There is one thing I like but almost never cook because it takes to long to prepare for most of my evenings, and I don’t have the special gear required to make it look really good: it’s Japanese dashi-rolled omelette だし卵焼き(dashitamagoyaki). The preparation is really easy it’s just that to roll it correctly you need to cook one thin layer of eggs after the other and roll in between. So in the end this omelette takes 30min to cook and needs regular attention. But last night I was having a little more time than usual, A. being in a late meeting. You can find dashitamagoyaki in supermarket and most izakaya, and in bento but it’s too often sweet and the taste of the dashi that bring a delicate flavor is too often imperceptible because of the sweetness. My dashitamagoyaki only uses katsuobushi dashi and a little of soya sauce, I find that the dashi brings enough umami not to sweetnen additionally. So first thing is to prepare dashi with katsuobushi. Then in a bowl mix 1cup of dashi with 5 eggs, add a tbs ofsoya sauce, stir well. In a greased heated pan pour a thin layer of the egg mix, just like if you were making a crepe. Wait until the bottom is well cooked and almost golden. Then roll it tightly. Take it of the pan, grease a little and make an other “crepe”, add the one you just did before and roll the new one around the first one tightly. Repeat until all the egg mix has been used, or make 2 smaller ones. You can clearly guess that with a round pan the rolling is a pain, that’s why Japaneses have rectangular oan for that. Except that I don’t really have cooking goodies that have only one purpose so I keep using the round pan!!!

Coconut oil curry

I am not too much in food trends and I am not too keen in trying new fashionable products. I see them on the shelves of super market: hemp, egoma… but never or rarely buy any. Three months ago when our friends from Germany visited us and we went food shopping for organic rice and Japanese products for them to bring back home, they convinced me that coconut oil was nice, and before that I read that it has many virtues so I bought some. And then I kept it in the fridge since then. Open it once or twice, but the smell rebutted me and I continued cooking with olive oil as usual. Last night I decided it was time to try. So I come up with a recipe where I could as well have used a little coconut milk: a spicy vegetables mix to serve with grilled snapper and black quinoa. I used 1 onion, 1 potato, 1 capsicum, 1eggplant and 1yellow zucchini all cut in bites. In a big pan I heated one large teaspoon of coconut oil and added the vegetables: onion first then potato, eggplant, then the rest a little while after. And cooked under cover. I added 1tsp of curry powder a little of cumin powder, a tsp of anise seeds and a very little of nutmeg powder. Added 10cl of water and stir. Cooked an additional 5 minutes without cover. The curry is ready!

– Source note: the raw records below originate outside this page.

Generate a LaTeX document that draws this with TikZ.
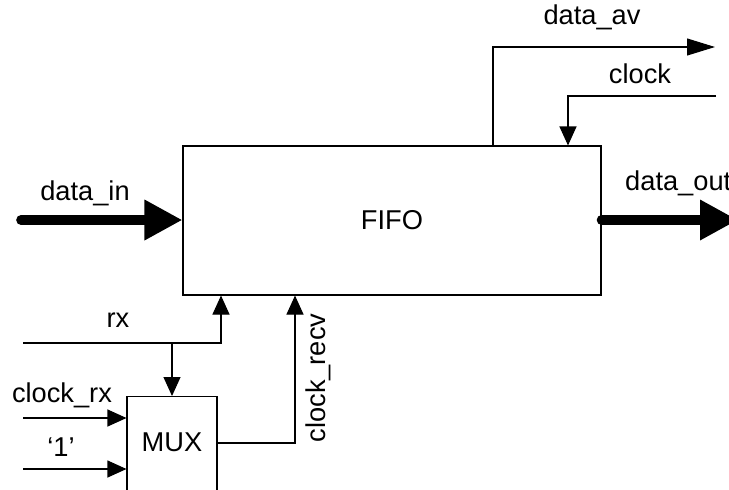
\documentclass[tikz,border=0pt]{standalone}
\usepackage{fontspec}
\setmainfont{Liberation Sans}
\usetikzlibrary{arrows.meta,positioning}
\begin{document}
\begin{tikzpicture}[font=\fontsize{15.5}{18}\selectfont,
    sig/.style={line width=0.6pt, -{Triangle[length=0.38cm,width=0.34cm]}},
    bus/.style={line width=5.5pt, line cap=round, -{Triangle[length=0.76cm,width=0.76cm]}},
    blk/.style={draw, line width=0.6pt, inner sep=0pt}]
                    % Frame
                    \clip (0,0) rectangle (14.58,-9.78);
                    % Blocks
                    \node[blk, minimum width=8.36cm, minimum height=2.98cm] (fifo) at (7.84,-4.41) {};
                    \node (fifolabel) at (7.84,-4.41) {FIFO};
                    \node[blk, minimum width=1.8cm, minimum height=2.6cm, anchor=north] (mux) at (3.44,-7.92) {};
                    \node (muxlabel) at (3.44,-8.84) {MUX};
                    % Free ends
                    \coordinate (inend) at (0.42,-4.4);
                    \coordinate (outend) at (14.76,-4.4);
                    \coordinate (avend) at (14.3,-0.94);
                    \coordinate (clkend) at (14.32,-1.92);
                    \coordinate (rxend) at (0.46,-6.86);
                    \coordinate (crxend) at (0.46,-8.36);
                    \coordinate (oneend) at (0.46,-9.38);
                    \coordinate (rxtap) at (3.44,-6.86);
                    % Thick Arrows
                    \draw[bus] (inend) -- (fifo.west |- inend);
                    \node (datain) at (1.7,-3.86) {data\_in};
                    \draw[bus] (fifo.east |- outend) -- (outend);
                    \node[anchor=west] (dataout) at (12.38,-3.66) {data\_out};
                    % Top Arrows
                    \draw[line width=0.6pt, -{Triangle[length=0.56cm,width=0.34cm]}] (fifo.north -| 9.86,0) |- (avend);
                    \node (dataav) at (11.84,-0.34) {data\_av};
                    \draw[sig] (clkend) -| (fifo.north -| 11.36,0);
                    \node (clock) at (12.8,-1.48) {clock};
                    % Bottom Arrows
                    \draw[sig] (rxend) -| (fifo.south -| 4.42,0);
                    \node (rx) at (2.36,-6.4) {rx};
                    \draw[sig] (rxtap) -- (mux.north);
                    \draw[sig] (crxend) -- (mux.west |- crxend);
                    \node (clockrx) at (1.24,-7.9) {clock\_rx};
                    \draw[sig] (oneend) -- (mux.west |- oneend);
                    \node (one) at (1.22,-8.94) {`1'};
                    \draw[sig] (mux.east |- 0,-8.86) -| (fifo.south -| 5.9,0);
                    \node[rotate=90] (clockrecv) at (6.36,-7.56) {clock\_recv};
                \end{tikzpicture}
\end{document}
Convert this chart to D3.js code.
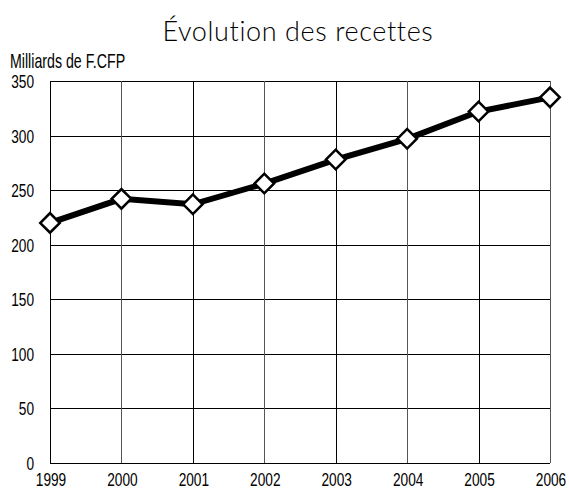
<!DOCTYPE html>
<html>
<head>
<meta charset="utf-8">
<script src="https://cdn.jsdelivr.net/npm/d3@7"></script>
<style>
  body { margin: 0; background: #fff; }
  text { font-family: "Liberation Sans", Arial, sans-serif; fill: #000; }
  .title { font-family: "Lato", "Noto Sans", sans-serif; font-weight: 300; }
</style>
</head>
<body>
<div id="chart"></div>
<script>
// data
var years = ["1999", "2000", "2001", "2002", "2003", "2004", "2005", "2006"];
var recettes = [220, 242, 237, 256, 278, 297, 322, 335];
var yTicks = [0, 50, 100, 150, 200, 250, 300, 350];

var width = 569, height = 489;
var margin = {top: 81, right: 19, bottom: 26, left: 50};
var plotW = width - margin.left - margin.right,
    plotH = height - margin.top - margin.bottom;
var narrow = 0.74; // condensed look, no narrow font installed

var svg = d3.select('#chart').append('svg')
    .attr('width', width)
    .attr('height', height);

var x = d3.scalePoint()
    .domain(years)
    .range([0, plotW]);

var y = d3.scaleLinear()
    .domain([0, 350])
    .range([plotH, 0]);

var g = svg.append('g')
    .attr('transform', 'translate(' + margin.left + ',' + margin.top + ')');

// grid
g.selectAll('.hgrid')
    .data(yTicks)
    .enter().append('line')
    .attr('x1', 0).attr('x2', plotW)
    .attr('y1', function (d) { return Math.round(y(d)) + 0.5; })
    .attr('y2', function (d) { return Math.round(y(d)) + 0.5; })
    .attr('stroke', '#000').attr('stroke-width', 1);

g.selectAll('.vgrid')
    .data(years)
    .enter().append('line')
    .attr('x1', function (d) { return Math.round(x(d)) + 0.5; })
    .attr('x2', function (d) { return Math.round(x(d)) + 0.5; })
    .attr('y1', 0).attr('y2', plotH)
    .attr('stroke', function (d, i) { return i % 2 ? '#555' : '#000'; })
    .attr('stroke-width', 1);

// y labels
g.selectAll('.ylab')
    .data(yTicks)
    .enter().append('text')
    .attr('transform', function (d) {
        return 'translate(-16,' + (y(d) + 7) + ') scale(' + narrow + ',1)';
    })
    .attr('text-anchor', 'end')
    .attr('font-size', 18.5)
    .text(function (d) { return d; });

// x labels
g.selectAll('.xlab')
    .data(years)
    .enter().append('text')
    .attr('transform', function (d) {
        return 'translate(' + (x(d) + 1) + ',' + (plotH + 23) + ') scale(' + narrow + ',1)';
    })
    .attr('text-anchor', 'middle')
    .attr('font-size', 18.5)
    .text(function (d) { return d; });

// line
var line = d3.line()
    .x(function (d, i) { return x(years[i]); })
    .y(function (d) { return y(d); });

g.append('path')
    .datum(recettes)
    .attr('d', line)
    .attr('fill', 'none')
    .attr('stroke', '#000')
    .attr('stroke-width', 6);

// diamond markers
var sym = d3.symbol().type(d3.symbolSquare).size(190);
g.selectAll('.pt')
    .data(recettes)
    .enter().append('path')
    .attr('d', sym)
    .attr('transform', function (d, i) {
        return 'translate(' + x(years[i]) + ',' + y(d) + ') rotate(45)';
    })
    .attr('fill', '#fff')
    .attr('stroke', '#000')
    .attr('stroke-width', 2.5);

// titles
svg.append('text')
    .attr('class', 'title')
    .attr('x', 298)
    .attr('y', 41)
    .attr('text-anchor', 'middle')
    .attr('font-size', 27)
    .attr('letter-spacing', 0.6)
    .text('Évolution des recettes');

svg.append('text')
    .attr('transform', 'translate(10,68) scale(0.71,1)')
    .attr('font-size', 20)
    .text('Milliards de F.CFP');
</script>
</body>
</html>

In the meantime I prepared the black quinoa and grilled the fish. Prepared the plates and served immediately. 

Then what about the coconut oil? The smell is quite strong and the taste persistent in the food, which for my preparation was perfect but it can be slightly repelling in some dishes or may be one needs to get used to it. It is vey nice for golden brown veggies, I obtained a very beautiful color and texture. So yes it’s nice, but for me it is going to take a little more brain to find recipes where to use it. Any suggestion to start with?

And a last one!

Yup! I’m done with this grant application and with many other things that were bothering me and keeping me too busy at work. So here is the last one-plate of this series, the last just before finishing the grant things. From tomorrow I will be back to some more elaborate cooking and trsting new products that I have on the shelf for a while but wasn’t decided to try yet. 

So on the plate today: raw radish and cucumber, bamboo shoots, fried tofu, rice with sesame and grilled carrots. 

And an other one

Indeed, I am still crazy busy at work with this grant application, but hopefully it should be all done today. In the meantime we still need to sustain ourselves and the Japanese one-plate is on the menu again with an unexpected variation. Indeed, I prepared the green beans with miso and the pickled onions, but we have some fresh simmered small bamboo shoot on the plate now, that I didn’t prepare! 

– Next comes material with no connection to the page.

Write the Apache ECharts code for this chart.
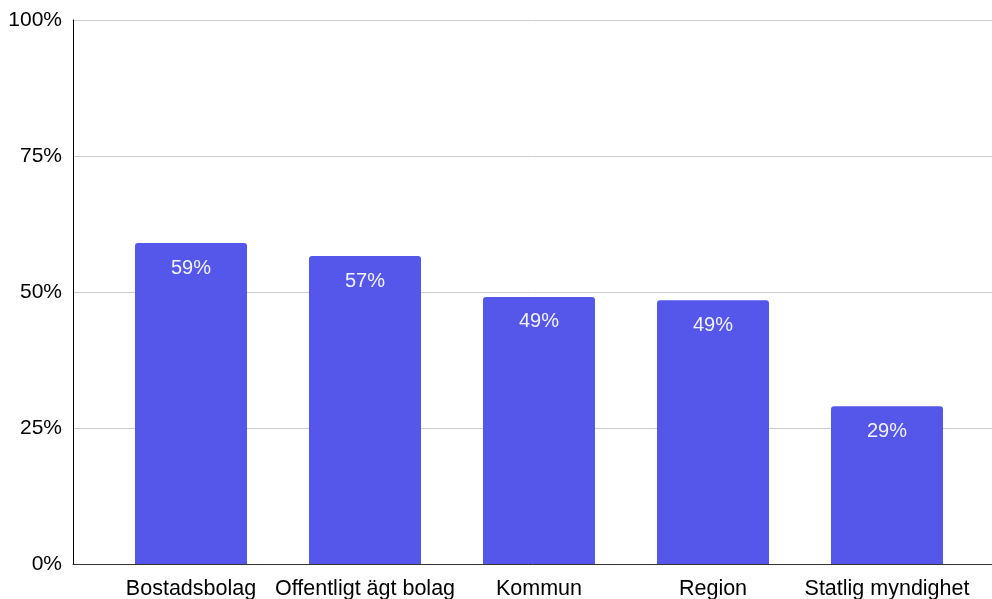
<!DOCTYPE html>
<html>
<head>
<meta charset="utf-8">
<script src="https://cdn.jsdelivr.net/npm/echarts@6/dist/echarts.min.js"></script>
<style>
  html, body { margin: 0; padding: 0; background: #fff; }
  #chart { width: 992px; height: 599px; }
</style>
</head>
<body>
<div id="chart"></div>
<script>
const categories = ['Bostadsbolag', 'Offentligt ägt bolag', 'Kommun', 'Region', 'Statlig myndighet'];
const values = [59.0, 56.6, 49.1, 48.5, 29.0];
const yTicks = [0, 25, 50, 75, 100];

const font = 'Liberation Sans, Arial, sans-serif';

option = {
    backgroundColor: '#fff',
    animation: false,
    grid: [
        {left: 73, right: 0, top: 20, bottom: 35, outerBoundsMode: 'none'},
        {left: 104, right: 18, top: 20, bottom: 35, outerBoundsMode: 'none'},
    ],
    xAxis: [
        {
            gridIndex: 0,
            type: 'category',
            data: [''],
            z: 5,
            axisLine: {show: true, lineStyle: {color: '#333', width: 1}},
            axisTick: {show: false},
            axisLabel: {show: false},
        },
        {
            gridIndex: 1,
            type: 'category',
            data: categories,
            axisLine: {show: false},
            axisTick: {show: false},
            axisLabel: {
                color: '#000',
                fontSize: 21.5,
                fontFamily: font,
                margin: 14,
                interval: 0,
            },
        },
    ],
    yAxis: [
        {
            gridIndex: 0,
            type: 'value',
            min: yTicks[0],
            max: yTicks[yTicks.length - 1],
            interval: 25,
            axisLine: {show: true, lineStyle: {color: '#000', width: 1}},
            axisTick: {show: false},
            axisLabel: {
                formatter: '{value}%',
                color: '#000',
                fontSize: 21,
                fontFamily: font,
                margin: 11,
            },
            splitLine: {show: true, lineStyle: {color: '#cccccc', width: 1}},
        },
        {
            gridIndex: 1,
            type: 'value',
            min: 0,
            max: 100,
            show: false,
        },
    ],
    series: [
        {
            type: 'bar',
            xAxisIndex: 1,
            yAxisIndex: 1,
            data: values,
            barWidth: 112,
            itemStyle: {color: '#5457EA', borderRadius: [3, 3, 0, 0]},
            label: {
                show: true,
                position: 'insideTop',
                distance: 15,
                color: '#f2f2ff',
                fontSize: 20,
                fontFamily: font,
                formatter: p => Math.round(p.value) + '%',
            },
        },
    ],
};

const chart = echarts.init(document.getElementById('chart'));
chart.setOption(option);
</script>
</body>
</html>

There exist two types of bamboo shoots, the big one I’ve been cooking quite often because you can find them everywhere and the small one that are more let’s say “wild” and that one needs to pick in the forest. Picking bamboo shoot is a real fun sport, basically it’s hiking and them crawling in bamboo groves. We’ve had the chance to go bamboo shoots picking with our friends from Tsunan once and it was really awesome. Like wild mushrooms picking it takes some time to figure what to pick and to know the good spots. Unfortunately in Isumi we don’t know yet these spots and people keep them secret, like everywhere!! But one of the guy we met on the tennis court came to bring us some small bamboo shoot simmered with sesame oil. There is something here quite unique with Japanese, is that they love to offer us food they make and local products. I think it goes together with this tradition of food souvenir etc… I need to do some research about that! 

Anyway that’s how we ended with a perfect Japanese one-plate, with only fresh and delicious local products.

An other Japanese one-plate

Brown rice is really often on the menu and with the summer slowly coming in, together with the rainy season I crave for simple Japanese tastes: miso, pickled vegetables… And because I spent a lot of time working on a big grant proposal this weekend I needed to cook simple things that I could eventually reuse for another meal. That’s how I prepared a bowl of green beans with miso and some 1min pickled red new onion. These two accomodate vey well with Japanese rice, brown or white and other Japanese tastes (you’ll see that tomorrow for a 100% vegan version).  

For the onion it’s really simple I simple slice them thinely and cooked them in a little of water until soft and the water has disappeared. Then I added a table spoon of brown sugar and a table spoon of rakyosu (らっきょう酢) and if you don’t have any you can use rice vinegar or any vinegar without a strong taste. Then I cooked under cover 3min and keep to cool. 

For the green beans I simply blanched them and then add a large table spoon of miso snd stir well. Super easy to prepare and perfect eaten cold.